**What to do**
Pictures are not part of the copy. Retype the lines from the first one through the line that contains "const pointRadii = [16.5, 17.5, 11.7, 12.7];".

——

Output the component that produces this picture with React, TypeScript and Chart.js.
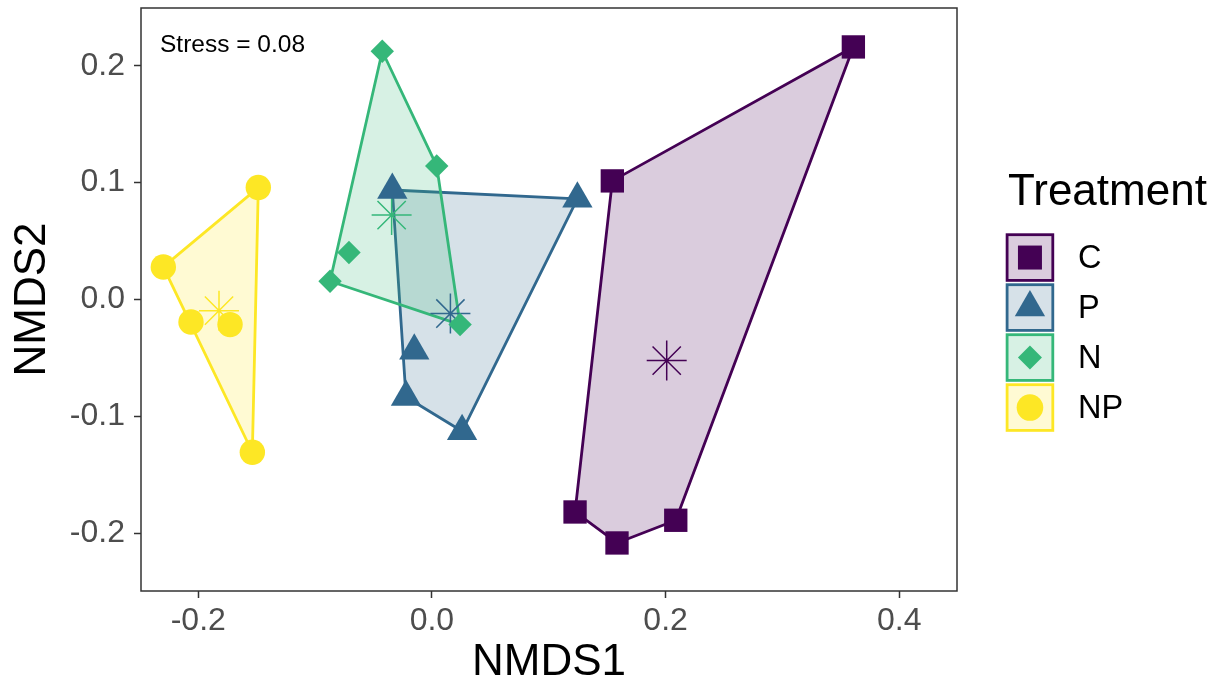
import React, { useEffect, useRef } from 'react';
import { Chart, registerables } from 'chart.js';

Chart.register(...registerables);

// ---------------- data ----------------
const treatments = ['C', 'P', 'N', 'NP'];
const colors = ['#440154', '#31688E', '#35B779', '#FDE725'];
const fills = ['rgba(68,1,84,0.2)', 'rgba(49,104,142,0.2)', 'rgba(53,183,121,0.2)', 'rgba(253,231,37,0.2)'];
const pointStyles = ['rect', 'triangle', 'rectRot', 'circle'];
const pointRadii = [16.5, 17.5, 11.7, 12.7];

const cX = [0.3607, 0.1544, 0.1225, 0.1584, 0.2087];
const cY = [0.2161, 0.1015, -0.1817, -0.2082, -0.1888];
const pX = [-0.0339, 0.1245, -0.0151, -0.0222, 0.0258];
const pY = [0.0937, 0.0862, -0.0437, -0.0833, -0.1127];
const nX = [-0.0425, 0.0041, -0.0710, -0.0872, 0.0241];
const nY = [0.2124, 0.1143, 0.0402, 0.0157, -0.0214];
const npX = [-0.1486, -0.2299, -0.2062, -0.1728, -0.1537];
const npY = [0.0958, 0.0279, -0.0192, -0.0214, -0.1306];

const groupX = [cX, pX, nX, npX];
const groupY = [cY, pY, nY, npY];

const xTicks = [-0.2, 0.0, 0.2, 0.4];
const yTicks = [-0.2, -0.1, 0.0, 0.1, 0.2];
const xMin = -0.249;
const xMax = 0.4494;
const yMin = -0.2493;
const yMax = 0.2494;

const xTitle = 'NMDS1';
const yTitle = 'NMDS2';
const legendTitle = 'Treatment';
const stressLabel = 'Stress = 0.08';

const FONT = "'Liberation Sans', Arial, Helvetica, sans-serif";

type Pt = { x: number; y: number };

function convexHull(pts: Pt[]): Pt[] {
  const p = [...pts].sort((a, b) => a.x - b.x || a.y - b.y);
  const cross = (o: Pt, a: Pt, b: Pt) => (a.x - o.x) * (b.y - o.y) - (a.y - o.y) * (b.x - o.x);
  const lower: Pt[] = [];
  for (const q of p) {
    while (lower.length >= 2 && cross(lower[lower.length - 2], lower[lower.length - 1], q) <= 0) lower.pop();
    lower.push(q);
  }
  const upper: Pt[] = [];
  for (let i = p.length - 1; i >= 0; i--) {
    const q = p[i];
    while (upper.length >= 2 && cross(upper[upper.length - 2], upper[upper.length - 1], q) <= 0) upper.pop();
    upper.push(q);
  }
  lower.pop();
  upper.pop();
  const h = lower.concat(upper);
  return [...h, h[0]];
}

function drawMarker(ctx: CanvasRenderingContext2D, style: string, cx: number, cy: number, color: string) {
  ctx.fillStyle = color;
  ctx.beginPath();
  if (style === 'rect') {
    ctx.rect(cx - 12, cy - 12, 24, 24);
  } else if (style === 'triangle') {
    const r = 17.5;
    ctx.moveTo(cx, cy - r);
    ctx.lineTo(cx + r * Math.sin((2 * Math.PI) / 3), cy + r / 2);
    ctx.lineTo(cx - r * Math.sin((2 * Math.PI) / 3), cy + r / 2);
    ctx.closePath();
  } else if (style === 'rectRot') {
    const r = 12;
    ctx.moveTo(cx - r, cy);
    ctx.lineTo(cx, cy - r);
    ctx.lineTo(cx + r, cy);
    ctx.lineTo(cx, cy + r);
    ctx.closePath();
  } else {
    ctx.arc(cx, cy, 13.3, 0, Math.PI * 2);
  }
  ctx.fill();
}

const overlayPlugin = {
  id: 'overlay',
  afterDatasetsDraw(chart: any) {
    const { ctx, chartArea: a } = chart;
    ctx.save();
    // panel border
    ctx.strokeStyle = '#333333';
    ctx.lineWidth = 1.5;
    ctx.strokeRect(a.left, a.top, a.right - a.left, a.bottom - a.top);
    // stress annotation
    ctx.fillStyle = '#000000';
    ctx.font = `24.5px ${FONT}`;
    ctx.textAlign = 'left';
    ctx.textBaseline = 'alphabetic';
    ctx.fillText(stressLabel, a.left + 19, a.top + 43.5);
    ctx.restore();
  },
  afterDraw(chart: any) {
    const { ctx } = chart;
    ctx.save();
    ctx.fillStyle = '#000000';
    ctx.font = `44px ${FONT}`;
    ctx.textAlign = 'left';
    ctx.textBaseline = 'alphabetic';
    ctx.fillText(legendTitle, 1008, 205);
    const keyLeft = 1005.7;
    const keySize = 48.5;
    treatments.forEach((t, i) => {
      const top = 233.3 + 50 * i;
      const lw = 2.8;
      ctx.fillStyle = '#ffffff';
      ctx.fillRect(keyLeft, top, keySize, keySize);
      ctx.fillStyle = fills[i];
      ctx.fillRect(keyLeft + lw / 2, top + lw / 2, keySize - lw, keySize - lw);
      ctx.strokeStyle = colors[i];
      ctx.lineWidth = lw;
      ctx.strokeRect(keyLeft + lw / 2, top + lw / 2, keySize - lw, keySize - lw);
      const cx = keyLeft + keySize / 2;
      const cy = top + keySize / 2;
      drawMarker(ctx, pointStyles[i], cx, cy, colors[i]);
      ctx.fillStyle = '#000000';
      ctx.font = `32.5px ${FONT}`;
      ctx.textAlign = 'left';
      ctx.textBaseline = 'middle';
      ctx.fillText(t, 1078, cy + 1);
    });
    ctx.restore();
  },
};

export default function App() {
  const ref = useRef<HTMLCanvasElement | null>(null);

  useEffect(() => {
    document.body.style.margin = '0';
    if (!ref.current) return;
    Chart.defaults.font.family = FONT;

    const groups = treatments.map((t, i) =>
      groupX[i].map((x, j) => ({ x, y: groupY[i][j] }))
    );
    const centroids = groups.map((g) => ({
      x: g.reduce((s, p) => s + p.x, 0) / g.length,
      y: g.reduce((s, p) => s + p.y, 0) / g.length,
    }));

    const hullSets = groups.map((g, i) => ({
      type: 'line' as const,
      label: treatments[i] + ' hull',
      data: convexHull(g),
      borderColor: colors[i],
      backgroundColor: fills[i],
      borderWidth: 2.8,
      fill: 'shape',
      pointRadius: 0,
      tension: 0,
      borderJoinStyle: 'round' as const,
      order: 40 - i,
    }));
    const centroidSets = centroids.map((c, i) => ({
      type: 'scatter' as const,
      label: treatments[i] + ' centroid',
      data: [c],
      pointStyle: 'star',
      pointRadius: 20,
      borderColor: colors[i],
      backgroundColor: colors[i],
      borderWidth: 1.5,
      order: 20 - i,
    }));
    const pointSets = groups.map((g, i) => ({
      type: 'scatter' as const,
      label: treatments[i],
      data: g,
      pointStyle: pointStyles[i],
      pointRadius: pointRadii[i],
      backgroundColor: colors[i],
      borderColor: colors[i],
      borderWidth: 0,
      order: 10 - i,
    }));

    const chart = new Chart(ref.current, {
      type: 'scatter',
      data: { datasets: [...hullSets, ...centroidSets, ...pointSets] as any },
      options: {
        animation: false,
        responsive: false,
        events: [],
        layout: { autoPadding: false, padding: { top: 8, right: 269, bottom: 0, left: 0 } },
        plugins: {
          legend: { display: false },
          tooltip: { enabled: false },
        },
        scales: {
          x: {
            type: 'linear',
            min: xMin,
            max: xMax,
            afterBuildTicks: (s: any) => {
              s.ticks = xTicks.map((v) => ({ value: v }));
            },
            afterFit: (s: any) => {
              s.height = 96;
              s.paddingLeft = 0;
              s.paddingRight = 0;
              s.paddingTop = 0;
              s.paddingBottom = 0;
            },
            border: { display: false },
            grid: {
              drawOnChartArea: false,
              drawTicks: true,
              tickLength: 7,
              tickColor: '#333333',
              tickWidth: 1.5,
              color: '#333333',
            },
            ticks: {
              color: '#4D4D4D',
              font: { size: 32 },
              padding: 4,
              maxRotation: 0,
              autoSkip: false,
              callback: (v: any) => Number(v).toFixed(1),
            },
            title: {
              display: true,
              text: xTitle,
              color: '#000000',
              font: { size: 44 },
              padding: { top: 0, bottom: -2 },
            },
          },
          y: {
            type: 'linear',
            min: yMin,
            max: yMax,
            afterBuildTicks: (s: any) => {
              s.ticks = yTicks.map((v) => ({ value: v }));
            },
            afterFit: (s: any) => {
              s.width = 141;
              s.paddingLeft = 0;
              s.paddingRight = 0;
              s.paddingTop = 0;
              s.paddingBottom = 0;
            },
            border: { display: false },
            grid: {
              drawOnChartArea: false,
              drawTicks: true,
              tickLength: 7,
              tickColor: '#333333',
              tickWidth: 1.5,
              color: '#333333',
            },
            ticks: {
              color: '#4D4D4D',
              font: { size: 32 },
              padding: 9,
              autoSkip: false,
              callback: (v: any) => Number(v).toFixed(1),
            },
            title: {
              display: true,
              text: yTitle,
              color: '#000000',
              font: { size: 44 },
              padding: { top: 6, bottom: 0 },
            },
          },
        },
      },
      plugins: [overlayPlugin],
    } as any);

    return () => {
      chart.destroy();
    };
  }, []);

  return (
    <canvas
      ref={ref}
      width={1226}
      height={687}
      style={{ display: 'block', width: '1226px', height: '687px' }}
    />
  );
}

——

**Solution**
Output the component that produces this picture with React, TypeScript and Chart.js.
import React, { useEffect, useRef } from 'react';
import { Chart, registerables } from 'chart.js';

Chart.register(...registerables);

// ---------------- data ----------------
const treatments = ['C', 'P', 'N', 'NP'];
const colors = ['#440154', '#31688E', '#35B779', '#FDE725'];
const fills = ['rgba(68,1,84,0.2)', 'rgba(49,104,142,0.2)', 'rgba(53,183,121,0.2)', 'rgba(253,231,37,0.2)'];
const pointStyles = ['rect', 'triangle', 'rectRot', 'circle'];
const pointRadii = [16.5, 17.5, 11.7, 12.7];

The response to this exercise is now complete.